The school brought Scott Frost back for a fifth season, despite AD Trev Alberts admitting there's not a lot of empirical evidence that a 15-29 coach will right the ship given a fifth try, and will pay his staff more in 2022 than it did in 2021.

Because, duh. The guys that went 3-9 didn't get it done, so you've got to pay more money to get the new guys in here.
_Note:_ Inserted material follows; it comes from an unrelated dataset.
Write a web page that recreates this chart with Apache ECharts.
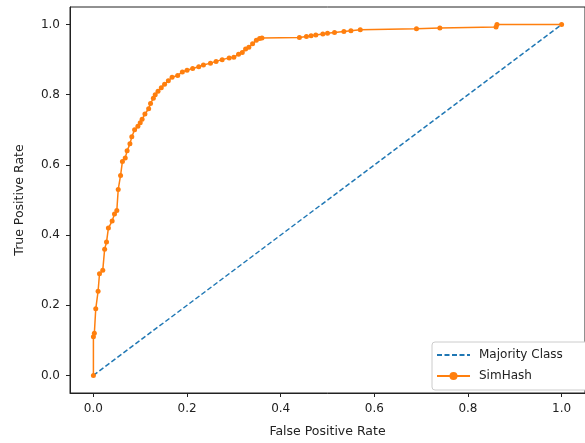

These are the guys that will get it done.

Offensive coordinator/quarterbacks coach Mark Whipple will earn $875,000, a massive jump from the $500,000 Matt Lubick made to coordinate the offense and coach the wide receivers in 2020 and '21.

Associate head coach/wide receivers coach Mickey Joseph will earn $600,000; the coach he replaced, Mario Verduzco, earned $375,000.

New running backs coach Bryan Applewhite will earn $325,000; a $75,000 savings from what Ryan Held earned in 2021. Held was also Nebraska's recruiting coordinator.

Offensive line coach Donovan Raiola's $325,000 salary also represents a savings from the $500,000 Greg Austin earned to coach the same position in 2021.

Tight ends coach Sean Beckton earned a $25,000 raise to $450,000. 

On defense, coordinator Erik Chinander netted a 1-year extension and a $50,000 raise to $850,000.

Defensive line coach Mike Dawson earned a 1-year extension and a $550,000 salary, with a $100,000 retention bonus due in April. 

Inside linebackers coach Barrett Ruud netted a $75,000 raise to $325,000. 

Bill Busch was promoted from defensive analyst to special teams coordinator and will earn $400,000.

And defensive backs coach Travis Fisher will earn $450,000.

In all, Frost's assistants will earn $5.15 million, increasing Nebraska's investment by more than half a million dollars from 2021. (It should be noted, Frost took a $1 million pay cut, so he's financing the investment himself in a way.) The Omaha World-Herald notes that's the highest number in school history, which cuts to the core of the college football coaching market.

If the 2022 team wins enough to save their coaches' jobs, it'll be time to dole out extensions and raises. And if the 2022 team doesn't win enough, it'll be time to bring in a new staff and pay those guys more than what they're currently paying these guys.